## TO BE DONE
Restate the whole listing word for word. Pictures are left out.

++++++++++++++++++++

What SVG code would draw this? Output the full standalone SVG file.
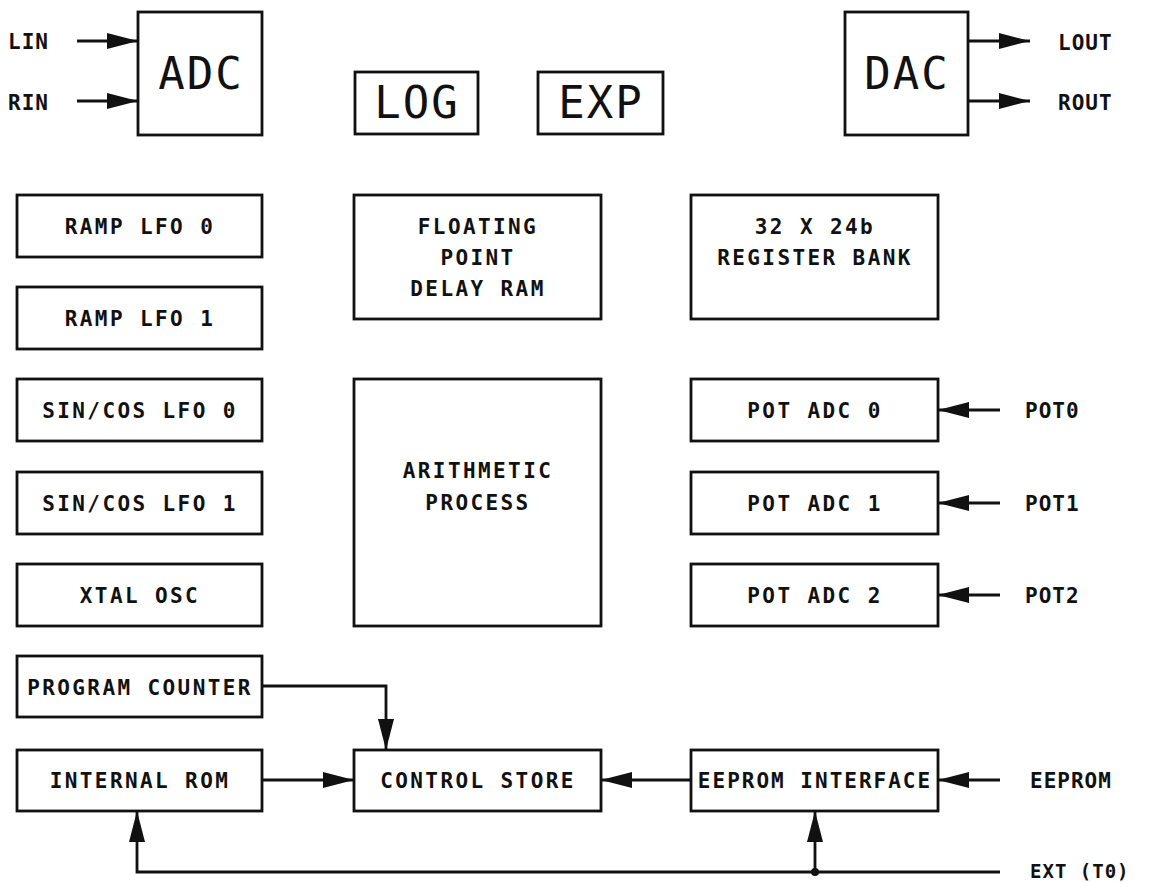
<svg xmlns="http://www.w3.org/2000/svg" width="1149" height="882" viewBox="0 0 1149 882">
<style>
.box{fill:#fff;stroke:#111;stroke-width:2.8}
.t{font-family:"DejaVu Sans Mono","Liberation Mono",monospace;font-weight:bold;font-size:21px;letter-spacing:2.4px;text-anchor:middle;fill:#111}
.big{font-family:"DejaVu Sans Mono","Liberation Mono",monospace;font-size:44px;letter-spacing:2px;text-anchor:middle;fill:#111}
.lbl{font-family:"DejaVu Sans Mono","Liberation Mono",monospace;font-weight:bold;font-size:21px;letter-spacing:1px;fill:#111}
.c{fill:none;stroke:#111;stroke-width:2.8}
</style>
<defs>
<marker id="ah" markerUnits="userSpaceOnUse" markerWidth="34" markerHeight="20" refX="31" refY="10" orient="auto">
<path d="M0,2 L31,10 L0,18 Z" fill="#111"/>
</marker>
</defs>
<rect width="1149" height="882" fill="#fff"/>

<g id="adc"><rect class="box" x="138" y="12" width="124" height="123"/><text class="big" x="201" y="89">ADC</text></g>
<g id="dac"><rect class="box" x="845" y="12" width="123" height="123"/><text class="big" x="907" y="89">DAC</text></g>
<g id="log"><rect class="box" x="355" y="72" width="123" height="62"/><text class="big" x="417" y="118">LOG</text></g>
<g id="exp"><rect class="box" x="538" y="72" width="125" height="62"/><text class="big" x="601" y="118">EXP</text></g>

<g id="ramp0"><rect class="box" x="17" y="195" width="245" height="62"/><text class="t" x="140" y="234">RAMP LFO 0</text></g>
<g id="ramp1"><rect class="box" x="17" y="287" width="245" height="62"/><text class="t" x="140" y="326">RAMP LFO 1</text></g>
<g id="sin0"><rect class="box" x="17" y="379" width="245" height="62"/><text class="t" x="140" y="418">SIN/COS LFO 0</text></g>
<g id="sin1"><rect class="box" x="17" y="472" width="245" height="62"/><text class="t" x="140" y="511">SIN/COS LFO 1</text></g>
<g id="xtal"><rect class="box" x="17" y="564" width="245" height="62"/><text class="t" x="140" y="603">XTAL OSC</text></g>
<g id="pc"><rect class="box" x="17" y="656" width="245" height="61"/><text class="t" x="140" y="695">PROGRAM COUNTER</text></g>
<g id="rom"><rect class="box" x="17" y="750" width="245" height="61"/><text class="t" x="140" y="788">INTERNAL ROM</text></g>

<g id="delayram"><rect class="box" x="354" y="195" width="247" height="124"/><text class="t" x="478" y="234">FLOATING</text><text class="t" x="478" y="265">POINT</text><text class="t" x="478" y="296">DELAY RAM</text></g>
<g id="arith"><rect class="box" x="354" y="379" width="247" height="247"/><text class="t" x="478" y="478">ARITHMETIC</text><text class="t" x="478" y="510">PROCESS</text></g>
<g id="ctrl"><rect class="box" x="354" y="750" width="247" height="61"/><text class="t" x="478" y="788">CONTROL STORE</text></g>

<g id="regbank"><rect class="box" x="691" y="195" width="247" height="124"/><text class="t" x="815" y="234">32 X 24b</text><text class="t" x="815" y="265">REGISTER BANK</text></g>
<g id="pot0"><rect class="box" x="691" y="379" width="247" height="62"/><text class="t" x="815" y="418">POT ADC 0</text></g>
<g id="pot1"><rect class="box" x="691" y="472" width="247" height="62"/><text class="t" x="815" y="511">POT ADC 1</text></g>
<g id="pot2"><rect class="box" x="691" y="564" width="247" height="62"/><text class="t" x="815" y="603">POT ADC 2</text></g>
<g id="eeif"><rect class="box" x="691" y="750" width="247" height="61"/><text class="t" x="815" y="788" style="letter-spacing:2px">EEPROM INTERFACE</text></g>

<g id="labels">
<text class="lbl" x="8" y="49">LIN</text>
<text class="lbl" x="8" y="110">RIN</text>
<text class="lbl" x="1058" y="50">LOUT</text>
<text class="lbl" x="1058" y="110">ROUT</text>
<text class="lbl" x="1025" y="418">POT0</text>
<text class="lbl" x="1025" y="511">POT1</text>
<text class="lbl" x="1025" y="603">POT2</text>
<text class="lbl" x="1030" y="788">EEPROM</text>
<text class="lbl" x="1030" y="878" style="font-size:19px">EXT (T0)</text>
</g>

<g id="connectors">
<line class="c" x1="77" y1="41" x2="138" y2="41" marker-end="url(#ah)"/>
<line class="c" x1="77" y1="101" x2="138" y2="101" marker-end="url(#ah)"/>
<line class="c" x1="968" y1="41" x2="1030" y2="41" marker-end="url(#ah)"/>
<line class="c" x1="968" y1="101" x2="1030" y2="101" marker-end="url(#ah)"/>
<line class="c" x1="1000" y1="410" x2="938" y2="410" marker-end="url(#ah)"/>
<line class="c" x1="1000" y1="503" x2="938" y2="503" marker-end="url(#ah)"/>
<line class="c" x1="1000" y1="595" x2="938" y2="595" marker-end="url(#ah)"/>
<line class="c" x1="1000" y1="780" x2="938" y2="780" marker-end="url(#ah)"/>
<line class="c" x1="691" y1="780" x2="601" y2="780" marker-end="url(#ah)"/>
<line class="c" x1="262" y1="780" x2="354" y2="780" marker-end="url(#ah)"/>
<polyline class="c" points="262,686 386,686 386,750" marker-end="url(#ah)"/>
<polyline class="c" points="1000,872 137,872 137,811" marker-end="url(#ah)"/>
<line class="c" x1="815" y1="872" x2="815" y2="811" marker-end="url(#ah)"/>
<circle cx="815" cy="872" r="4" fill="#111"/>
</g>
</svg>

++++++++++++++++++++

## COMPLETE ANSWER
What SVG code would draw this? Output the full standalone SVG file.
<svg xmlns="http://www.w3.org/2000/svg" width="1149" height="882" viewBox="0 0 1149 882">
<style>
.box{fill:#fff;stroke:#111;stroke-width:2.8}
.t{font-family:"DejaVu Sans Mono","Liberation Mono",monospace;font-weight:bold;font-size:21px;letter-spacing:2.4px;text-anchor:middle;fill:#111}
.big{font-family:"DejaVu Sans Mono","Liberation Mono",monospace;font-size:44px;letter-spacing:2px;text-anchor:middle;fill:#111}
.lbl{font-family:"DejaVu Sans Mono","Liberation Mono",monospace;font-weight:bold;font-size:21px;letter-spacing:1px;fill:#111}
.c{fill:none;stroke:#111;stroke-width:2.8}
</style>
<defs>
<marker id="ah" markerUnits="userSpaceOnUse" markerWidth="34" markerHeight="20" refX="31" refY="10" orient="auto">
<path d="M0,2 L31,10 L0,18 Z" fill="#111"/>
</marker>
</defs>
<rect width="1149" height="882" fill="#fff"/>

<g id="adc"><rect class="box" x="138" y="12" width="124" height="123"/><text class="big" x="201" y="89">ADC</text></g>
<g id="dac"><rect class="box" x="845" y="12" width="123" height="123"/><text class="big" x="907" y="89">DAC</text></g>
<g id="log"><rect class="box" x="355" y="72" width="123" height="62"/><text class="big" x="417" y="118">LOG</text></g>
<g id="exp"><rect class="box" x="538" y="72" width="125" height="62"/><text class="big" x="601" y="118">EXP</text></g>

<g id="ramp0"><rect class="box" x="17" y="195" width="245" height="62"/><text class="t" x="140" y="234">RAMP LFO 0</text></g>
<g id="ramp1"><rect class="box" x="17" y="287" width="245" height="62"/><text class="t" x="140" y="326">RAMP LFO 1</text></g>
<g id="sin0"><rect class="box" x="17" y="379" width="245" height="62"/><text class="t" x="140" y="418">SIN/COS LFO 0</text></g>
<g id="sin1"><rect class="box" x="17" y="472" width="245" height="62"/><text class="t" x="140" y="511">SIN/COS LFO 1</text></g>
<g id="xtal"><rect class="box" x="17" y="564" width="245" height="62"/><text class="t" x="140" y="603">XTAL OSC</text></g>
<g id="pc"><rect class="box" x="17" y="656" width="245" height="61"/><text class="t" x="140" y="695">PROGRAM COUNTER</text></g>
<g id="rom"><rect class="box" x="17" y="750" width="245" height="61"/><text class="t" x="140" y="788">INTERNAL ROM</text></g>

<g id="delayram"><rect class="box" x="354" y="195" width="247" height="124"/><text class="t" x="478" y="234">FLOATING</text><text class="t" x="478" y="265">POINT</text><text class="t" x="478" y="296">DELAY RAM</text></g>
<g id="arith"><rect class="box" x="354" y="379" width="247" height="247"/><text class="t" x="478" y="478">ARITHMETIC</text><text class="t" x="478" y="510">PROCESS</text></g>
<g id="ctrl"><rect class="box" x="354" y="750" width="247" height="61"/><text class="t" x="478" y="788">CONTROL STORE</text></g>

<g id="regbank"><rect class="box" x="691" y="195" width="247" height="124"/><text class="t" x="815" y="234">32 X 24b</text><text class="t" x="815" y="265">REGISTER BANK</text></g>
<g id="pot0"><rect class="box" x="691" y="379" width="247" height="62"/><text class="t" x="815" y="418">POT ADC 0</text></g>
<g id="pot1"><rect class="box" x="691" y="472" width="247" height="62"/><text class="t" x="815" y="511">POT ADC 1</text></g>
<g id="pot2"><rect class="box" x="691" y="564" width="247" height="62"/><text class="t" x="815" y="603">POT ADC 2</text></g>
<g id="eeif"><rect class="box" x="691" y="750" width="247" height="61"/><text class="t" x="815" y="788" style="letter-spacing:2px">EEPROM INTERFACE</text></g>

<g id="labels">
<text class="lbl" x="8" y="49">LIN</text>
<text class="lbl" x="8" y="110">RIN</text>
<text class="lbl" x="1058" y="50">LOUT</text>
<text class="lbl" x="1058" y="110">ROUT</text>
<text class="lbl" x="1025" y="418">POT0</text>
<text class="lbl" x="1025" y="511">POT1</text>
<text class="lbl" x="1025" y="603">POT2</text>
<text class="lbl" x="1030" y="788">EEPROM</text>
<text class="lbl" x="1030" y="878" style="font-size:19px">EXT (T0)</text>
</g>

<g id="connectors">
<line class="c" x1="77" y1="41" x2="138" y2="41" marker-end="url(#ah)"/>
<line class="c" x1="77" y1="101" x2="138" y2="101" marker-end="url(#ah)"/>
<line class="c" x1="968" y1="41" x2="1030" y2="41" marker-end="url(#ah)"/>
<line class="c" x1="968" y1="101" x2="1030" y2="101" marker-end="url(#ah)"/>
<line class="c" x1="1000" y1="410" x2="938" y2="410" marker-end="url(#ah)"/>
<line class="c" x1="1000" y1="503" x2="938" y2="503" marker-end="url(#ah)"/>
<line class="c" x1="1000" y1="595" x2="938" y2="595" marker-end="url(#ah)"/>
<line class="c" x1="1000" y1="780" x2="938" y2="780" marker-end="url(#ah)"/>
<line class="c" x1="691" y1="780" x2="601" y2="780" marker-end="url(#ah)"/>
<line class="c" x1="262" y1="780" x2="354" y2="780" marker-end="url(#ah)"/>
<polyline class="c" points="262,686 386,686 386,750" marker-end="url(#ah)"/>
<polyline class="c" points="1000,872 137,872 137,811" marker-end="url(#ah)"/>
<line class="c" x1="815" y1="872" x2="815" y2="811" marker-end="url(#ah)"/>
<circle cx="815" cy="872" r="4" fill="#111"/>
</g>
</svg>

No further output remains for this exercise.